American baseball player (1888–1954)

William Baker "Babe" Borton (August 14, 1888 – July 29, 1954) was an American Major League Baseball first baseman. Borton played for the Chicago White Sox, New York Yankees, St. Louis Terriers, and St. Louis Browns from 1912 to 1916. He stood .

==Biography==
Borton was born in Marion, Illinois in 1888. He started his professional baseball career in 1910, at the age of 21. In 1912, he was hitting .369 in the Western League when he was acquired by the Chicago White Sox late in the season. He played one season for them before being traded with Rollie Zeider to the New York Yankees for Hal Chase. He hit just .130 in 33 games for New York and was released. In 1914, he played in the Pacific Coast League.

1915 was Borton's only full major league campaign. With the St. Louis Terriers, he led the Federal League in walks (92) and runs scored (97) and was fourth in on-base percentage (.395). After the season, the Federal League folded, and Borton was purchased by the American League's Browns. He hit just .224 in 1916 and never played in the majors again. From 1917 to 1920, he played in the Pacific Coast League. He batted .303 in 1919, as his team – the Vernon Tigers – won the pennant. In 1920, he was batting .326 late in the season when he was suspended.

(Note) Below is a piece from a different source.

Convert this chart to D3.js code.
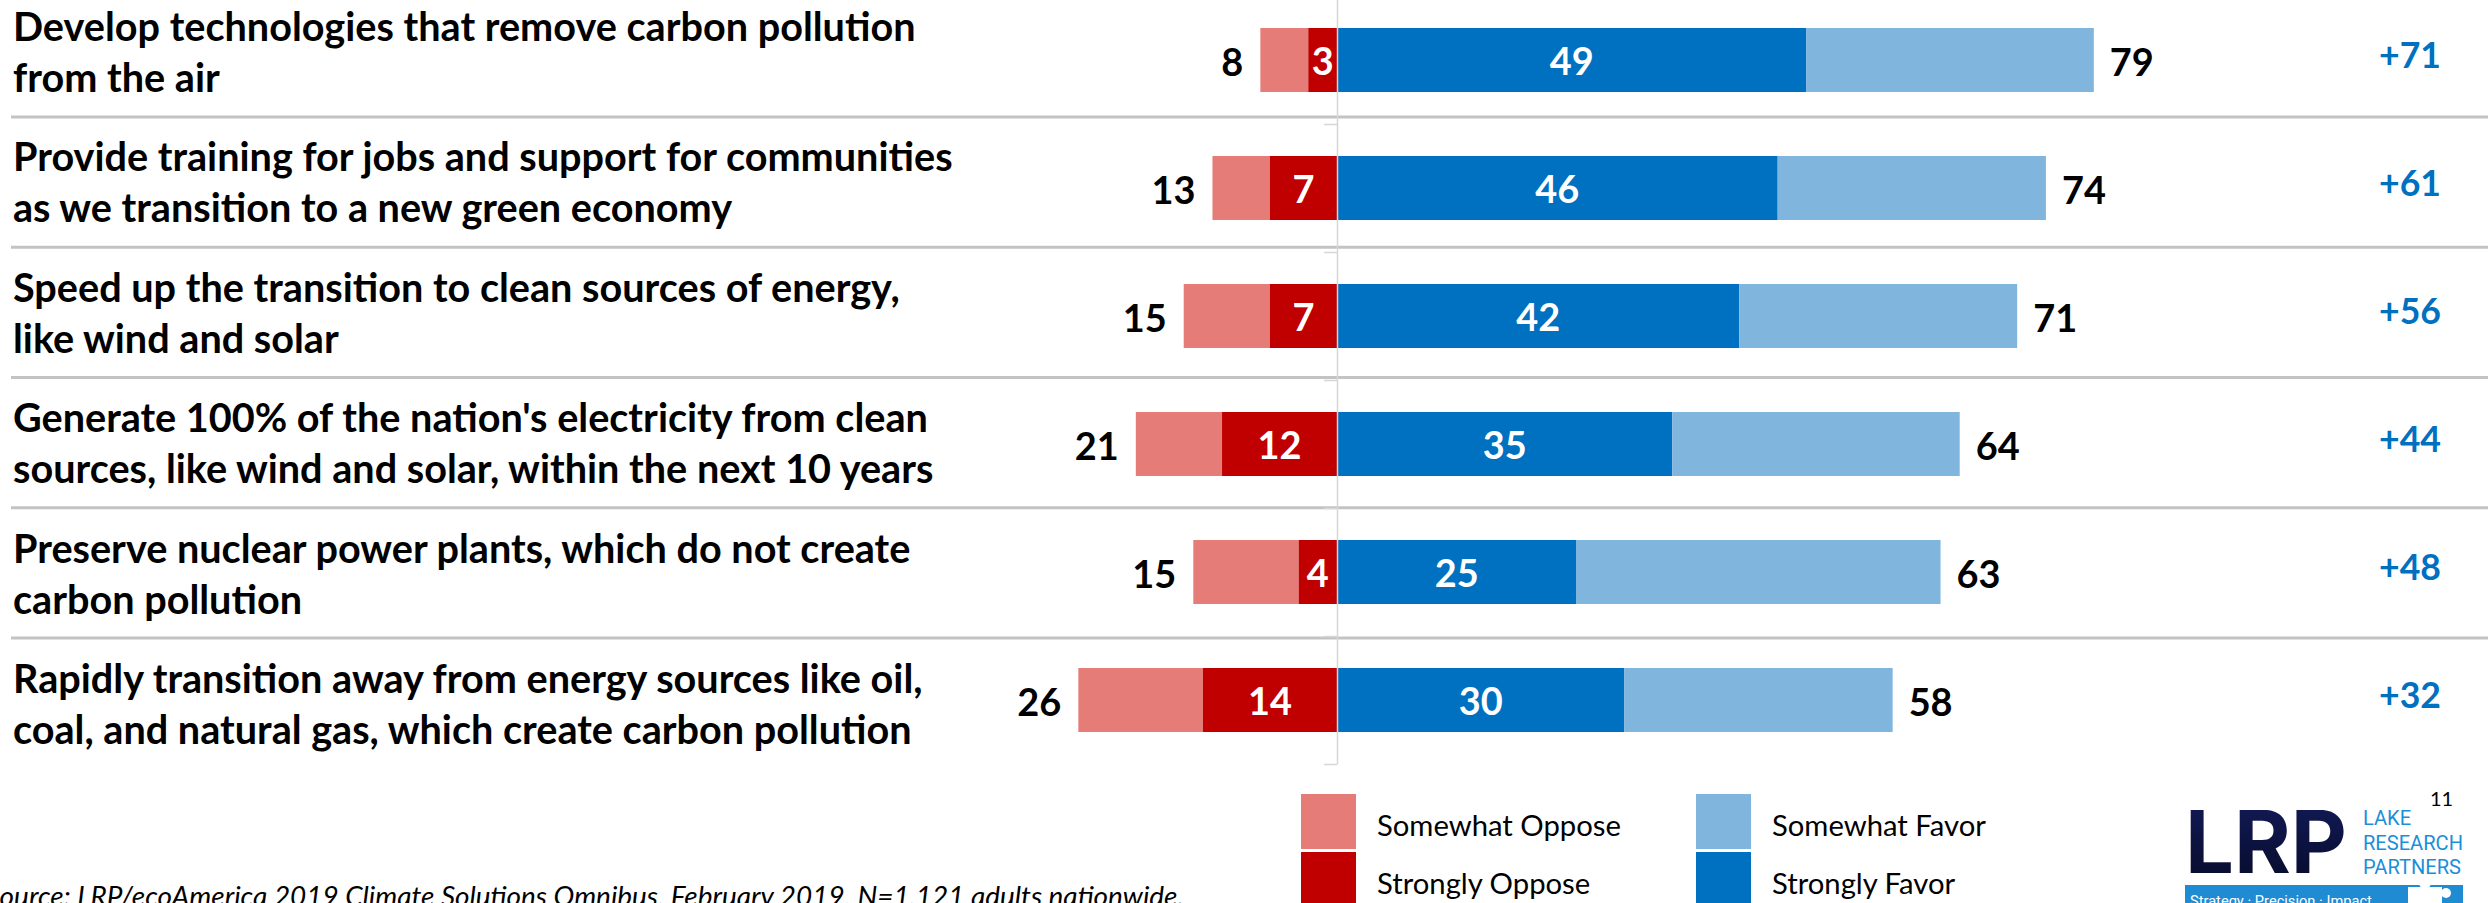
<!DOCTYPE html>
<html><head><meta charset="utf-8">
<script src="https://cdn.jsdelivr.net/npm/d3@7"></script>
<style>html,body{margin:0;padding:0;background:#fff;overflow:hidden}</style>
</head><body>
<svg id="chart" width="2488" height="903" xmlns="http://www.w3.org/2000/svg"></svg>
<script>
// ---------- data ----------
const categories = [
  ["Develop technologies that remove carbon pollution", "from the air"],
  ["Provide training for jobs and support for communities", "as we transition to a new green economy"],
  ["Speed up the transition to clean sources of energy,", "like wind and solar"],
  ["Generate 100% of the nation's electricity from clean", "sources, like wind and solar, within the next 10 years"],
  ["Preserve nuclear power plants, which do not create", "carbon pollution"],
  ["Rapidly transition away from energy sources like oil,", "coal, and natural gas, which create carbon pollution"]
];
const opposeStrong   = [3, 7, 7, 12, 4, 14];
const opposeSomewhat = [5, 6, 9, 9, 11, 13];
const favorStrong    = [49, 46, 42, 35, 25, 30];
const favorSomewhat  = [30, 28, 29, 30, 38, 28];
const opposeTotalLabels = [8, 13, 15, 21, 15, 26];
const favorTotalLabels  = [79, 74, 71, 64, 63, 58];
const netLabels = ["+71", "+61", "+56", "+44", "+48", "+32"];
const legendLabels = ["Somewhat Oppose", "Strongly Oppose", "Somewhat Favor", "Strongly Favor"];
const sourceText = "Source: LRP/ecoAmerica 2019 Climate Solutions Omnibus, February 2019, N=1,121 adults nationwide.";
const pageNumber = "11";
const logoLines = ["LAKE", "RESEARCH", "PARTNERS"];
const logoTagline = "Strategy \u00B7 Precision \u00B7 Impact";

// ---------- style ----------
const C = {
  somewhatOppose: "#E67C78",
  stronglyOppose: "#C00000",
  stronglyFavor: "#0070C0",
  somewhatFavor: "#80B6DE",
  net: "#0070C0",
  sep: "#C3C3C3",
  axis: "#D6D6D6"
};
const FONT = "Lato, 'Open Sans', sans-serif";
const LOGO_FONT = "'Liberation Sans Narrow', Inter, Roboto, sans-serif";

const svg = d3.select("#chart");
svg.append("rect").attr("width", 2488).attr("height", 903).attr("fill", "#fff");

function fitSize(str, weight, style, base, target, family) {
  const t = svg.append("text").attr("font-family", family || FONT).attr("font-weight", weight)
    .attr("font-style", style).attr("font-size", base).text(str);
  const w = t.node().getComputedTextLength();
  t.remove();
  return base * target / w;
}

// ---------- scales ----------
const x = d3.scaleLinear().domain([-40, 90]).range([1337 - 383.2, 1337 + 862.2]);
const idx = d3.range(categories.length);
const y = d3.scaleBand().domain(idx).range([-4, 764]).paddingInner(0.5).paddingOuter(0.25);
const yAxisScale = d3.scaleLinear().domain([0, categories.length]).range([-4, 764]);

// ---------- separators ----------
const sepY = d3.range(categories.length - 1).map(i => 117 + i * 130.25);
svg.append("g").selectAll("line").data(sepY).join("line")
  .attr("x1", 11).attr("x2", 2488).attr("y1", d => d).attr("y2", d => d)
  .attr("stroke", C.sep).attr("stroke-width", 3);

// ---------- row labels ----------
const labelFs = fitSize(categories[3][0], 700, "normal", 32, 915);
const lab = svg.append("g").attr("font-family", FONT).attr("font-weight", 700)
  .attr("font-size", labelFs).attr("fill", "#000");
categories.forEach((lines, i) => {
  const b1 = 41 + i * 130.4;
  lines.forEach((ln, j) => {
    lab.append("text").attr("x", 13).attr("y", b1 + j * 51).text(ln);
  });
});

// ---------- bars ----------
const rows = idx.map(i => ({
  i,
  segs: [
    { a: -(opposeStrong[i] + opposeSomewhat[i]), b: -opposeStrong[i], c: C.somewhatOppose },
    { a: -opposeStrong[i], b: 0, c: C.stronglyOppose, label: opposeStrong[i] },
    { a: 0, b: favorStrong[i], c: C.stronglyFavor, label: favorStrong[i] },
    { a: favorStrong[i], b: favorStrong[i] + favorSomewhat[i], c: C.somewhatFavor }
  ]
}));
const numFs = fitSize("79", 700, "normal", 40, 44);
const netFs = fitSize("+71", 700, "normal", 40, 62);
const rowG = svg.append("g").selectAll("g").data(rows).join("g");
rowG.selectAll("rect").data(d => d.segs.map(s => ({ ...s, i: d.i }))).join("rect")
  .attr("x", s => x(s.a)).attr("width", s => x(s.b) - x(s.a))
  .attr("y", s => y(s.i)).attr("height", y.bandwidth())
  .attr("fill", s => s.c);
rowG.selectAll("text.in").data(d => d.segs.filter(s => s.label != null).map(s => ({ ...s, i: d.i })))
  .join("text").attr("class", "in")
  .attr("x", s => (x(s.a) + x(s.b)) / 2)
  .attr("y", s => y(s.i) + y.bandwidth() / 2 + 1 + numFs * 0.36)
  .attr("text-anchor", "middle").attr("font-family", FONT).attr("font-weight", 700)
  .attr("font-size", numFs).attr("fill", "#fff").text(s => s.label);

// outer totals
rowG.append("text")
  .attr("x", d => x(-(opposeStrong[d.i] + opposeSomewhat[d.i])) - 17)
  .attr("y", d => y(d.i) + y.bandwidth() / 2 + 2 + numFs * 0.36)
  .attr("text-anchor", "end").attr("font-family", FONT).attr("font-weight", 700)
  .attr("font-size", numFs).attr("fill", "#000").text(d => opposeTotalLabels[d.i]);
rowG.append("text")
  .attr("x", d => x(favorStrong[d.i] + favorSomewhat[d.i]) + 16)
  .attr("y", d => y(d.i) + y.bandwidth() / 2 + 2 + numFs * 0.36)
  .attr("text-anchor", "start").attr("font-family", FONT).attr("font-weight", 700)
  .attr("font-size", numFs).attr("fill", "#000").text(d => favorTotalLabels[d.i]);
// net
rowG.append("text")
  .attr("x", 2441)
  .attr("y", d => y(d.i) + y.bandwidth() / 2 - 5 + netFs * 0.36)
  .attr("text-anchor", "end").attr("font-family", FONT).attr("font-weight", 700)
  .attr("font-size", netFs).attr("fill", C.net).text(d => netLabels[d.i]);

// ---------- axis ----------
const ax = svg.append("g").attr("transform", `translate(${x(0)},0)`)
  .call(d3.axisLeft(yAxisScale).tickValues(d3.range(1, categories.length + 1))
    .tickSize(13).tickSizeOuter(0).tickFormat(""));
ax.selectAll("path,line").attr("stroke", C.axis).attr("stroke-width", 1.5);

// ---------- legend ----------
const legFs = fitSize(legendLabels[0], 400, "normal", 28, 244);
const legendPos = [
  { x: 1301, y: 794, c: C.somewhatOppose },
  { x: 1301, y: 852, c: C.stronglyOppose },
  { x: 1696, y: 794, c: C.somewhatFavor },
  { x: 1696, y: 852, c: C.stronglyFavor }
];
const leg = svg.append("g").selectAll("g").data(legendLabels).join("g")
  .attr("transform", (d, i) => `translate(${legendPos[i].x},${legendPos[i].y})`);
leg.append("rect").attr("width", 55).attr("height", 55).attr("fill", (d, i) => legendPos[i].c);
leg.append("text").attr("x", 76).attr("y", 31 + legFs * 0.36)
  .attr("font-family", FONT).attr("font-size", legFs).attr("fill", "#000").text(d => d);

// ---------- source ----------
const srcFs = fitSize(sourceText, 400, "italic", 27, 1199);
svg.append("text").attr("x", 1184).attr("y", 906).attr("text-anchor", "end")
  .attr("font-family", FONT).attr("font-style", "italic").attr("font-size", srcFs)
  .attr("fill", "#000").text(sourceText);

// ---------- logo ----------
const defs = svg.append("defs");
const grad = defs.append("linearGradient").attr("id", "lrpGrad").attr("x1", 0).attr("y1", 0).attr("x2", 0).attr("y2", 1);
grad.append("stop").attr("offset", "0%").attr("stop-color", "#141c5c");
grad.append("stop").attr("offset", "100%").attr("stop-color", "#050a25");
const lrpFs = fitSize("LRP", 700, "normal", 97, 162, LOGO_FONT);
svg.append("text").attr("x", 2185).attr("y", 873)
  .attr("font-family", LOGO_FONT).attr("font-weight", 700).attr("font-size", lrpFs)
  .attr("fill", "url(#lrpGrad)").text("LRP");
const lakeFs = fitSize("RESEARCH", 400, "normal", 18, 100, "Roboto, sans-serif");
svg.append("g").selectAll("text").data(logoLines).join("text")
  .attr("x", 2363).attr("y", (d, i) => 825 + i * 24.5)
  .attr("font-family", "Roboto, sans-serif").attr("font-size", lakeFs)
  .attr("fill", "#1A8FD8").text(d => d);
svg.append("text").attr("x", 2430).attr("y", 806)
  .attr("font-family", FONT).attr("font-size", 20).attr("fill", "#000").text(pageNumber);
svg.append("rect").attr("x", 2185).attr("y", 885).attr("width", 278).attr("height", 18).attr("fill", "#1E8BD3");
const tagFs = fitSize(logoTagline, 400, "normal", 17, 182, "Roboto, sans-serif");
svg.append("text").attr("x", 2190).attr("y", 906)
  .attr("font-family", "Roboto, sans-serif").attr("font-size", tagFs).attr("fill", "#fff").text(logoTagline);
// puzzle piece
const pz = svg.append("g").attr("fill", "#fff");
pz.append("rect").attr("x", 2408).attr("y", 887).attr("width", 34).attr("height", 16);
pz.append("circle").attr("cx", 2425).attr("cy", 883).attr("r", 6);
pz.append("circle").attr("cx", 2446).attr("cy", 893).attr("r", 5);
</script>
</body></html>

In July 1920, Borton had tried to bribe an opposing pitcher into throwing a game. As details in the scandal emerged, it was discovered that he and some Vernon teammates had also bribed opponents in 1919 to throw the pennant to the Tigers. Borton was eventually cleared of any criminal charges in December, but along with Harl Maggert, Gene Dale, and Bill Rumler, Borton was expelled from the Pacific Coast League.

Borton never played in organized baseball after 1920. He later worked for Standard Oil until his death in 1954.